What else can (marginalized) women take away from all this? There are certainly a lot of ways for them to either break the cycle or take their career to the next level. On the one hand, it might not be a good idea to dismiss contractual work, because it is crucial to learn to be adaptable to the current work environment.
On the other hand, staying in the same field requires looking at a wider scope. Relocating is not always possible — or practical — and help may be closer than we think. Counselling and supporting each other — whether at employment service centres or at any coffee shop — can prove to be extremely helpful. If one person feels they are unable to find what they are looking for, chances are someone else in their circle might be able to point them in the right direction.
Browsing for jobs online is busywork; it’s not actually a productive and stimulating way to find work. People drain themselves online and don’t receive much feedback, if at all, from generating so many searches.
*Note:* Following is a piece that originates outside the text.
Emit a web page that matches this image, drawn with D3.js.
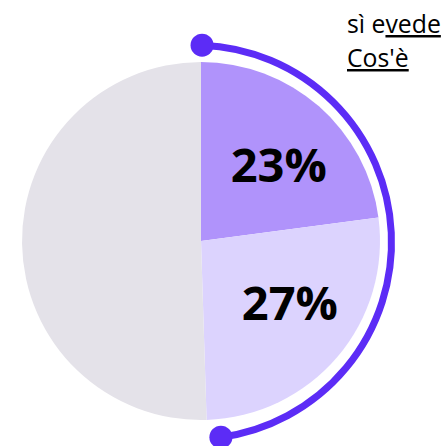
<!DOCTYPE html>
<html>
<head>
<meta charset="utf-8">
<script src="https://cdn.jsdelivr.net/npm/d3@7"></script>
<style>
  html, body { margin: 0; padding: 0; background: #fff; }
  svg { display: block; }
</style>
</head>
<body>
<svg id="chart" width="442" height="446"></svg>
<script>
// dati del grafico
var categories = ['sì', 'vede', 'altro'];
var values = [22.9, 26.6, 50.5];
var labels = ['23%', '27%', ''];
var colors = ['#b093fb', '#dcd3fe', '#e4e2e9'];
var legendLines = [['sì e', 'vede'], ['', "Cos'è"]];

var W = 442, H = 446;
var cx = 201, cy = 241, radius = 179;

var svg = d3.select('#chart');

var pie = d3.pie().sort(null).value(function (d) { return d; });
var arcs = pie(values);

var arc = d3.arc().innerRadius(0).outerRadius(radius);
var labelArc = d3.arc().innerRadius(radius * 0.6).outerRadius(radius * 0.6);

var g = svg.append('g').attr('transform', 'translate(' + cx + ',' + cy + ')');

g.selectAll('path.slice')
  .data(arcs)
  .enter().append('path')
  .attr('class', 'slice')
  .attr('d', arc)
  .attr('fill', function (d, i) { return colors[i]; });

g.selectAll('text.lbl')
  .data(arcs)
  .enter().append('text')
  .attr('class', 'lbl')
  .attr('transform', function (d) {
    var c = labelArc.centroid(d);
    // un po' verso destra e verso la linea orizzontale
    var x = c[0] + 7, y = c[1] - (c[1] < 0 ? -5 : 7);
    return 'translate(' + x + ',' + y + ')';
  })
  .attr('text-anchor', 'middle')
  .attr('dy', '0.36em')
  .style('font-family', '"Open Sans", sans-serif')
  .style('font-weight', 700)
  .style('font-size', '47px')
  .attr('fill', '#000')
  .text(function (d, i) { return labels[i]; });

// arco evidenziato con i pallini alle estremità
var hl = { x: 194.5, y: 242, r: 197, a0: 2.2, a1: 172.3 };
var toRad = Math.PI / 180;
var hg = svg.append('g').attr('transform', 'translate(' + hl.x + ',' + hl.y + ')');
var hlArc = d3.arc()
  .innerRadius(hl.r).outerRadius(hl.r)
  .startAngle(hl.a0 * toRad).endAngle(hl.a1 * toRad);
hg.append('path')
  .attr('d', hlArc())
  .attr('fill', 'none')
  .attr('stroke', '#5c2cf6')
  .attr('stroke-width', 7);

[hl.a0, hl.a1].forEach(function (a) {
  hg.append('circle')
    .attr('cx', hl.r * Math.sin(a * toRad))
    .attr('cy', -hl.r * Math.cos(a * toRad))
    .attr('r', 11.5)
    .attr('fill', '#5c2cf6');
});

// legenda in alto a destra, una riga per elemento
legendLines.forEach(function (line, i) {
  var t = svg.append('text')
    .attr('x', 347)
    .attr('y', 33 + i * 34)
    .style('font-family', '"Open Sans", sans-serif')
    .style('font-size', '24.8px')
    .attr('fill', '#000');
  if (line[0]) t.append('tspan').text(line[0]);
  t.append('tspan')
    .attr('text-decoration', 'underline')
    .text(line[1]);
});
</script>
</body>
</html>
Postings can also be suspicious, especially from unfamiliar companies. If the job sounds desirable, it is wise to do research and ask for opinions — even directly contact associates, if they have their contact information available online.
Isolation is never a good idea; working together aids in improving social skills, revealing networking opportunities, and making those connections. This is an ideal opportunity to learn how to build resumes, portfolios, reference lists, and interview skills. The benefits for ongoing, active learning and interaction are evident, as connecting with other women in the similar situations can lead to a better understanding of recruitment processes, thus making job hunts easier.
Most importantly, this form of solidarity may take away self-blame for not knowing what to do, and build trust in the idea that the work environment doesn’t have to be as inaccessible as it currently is.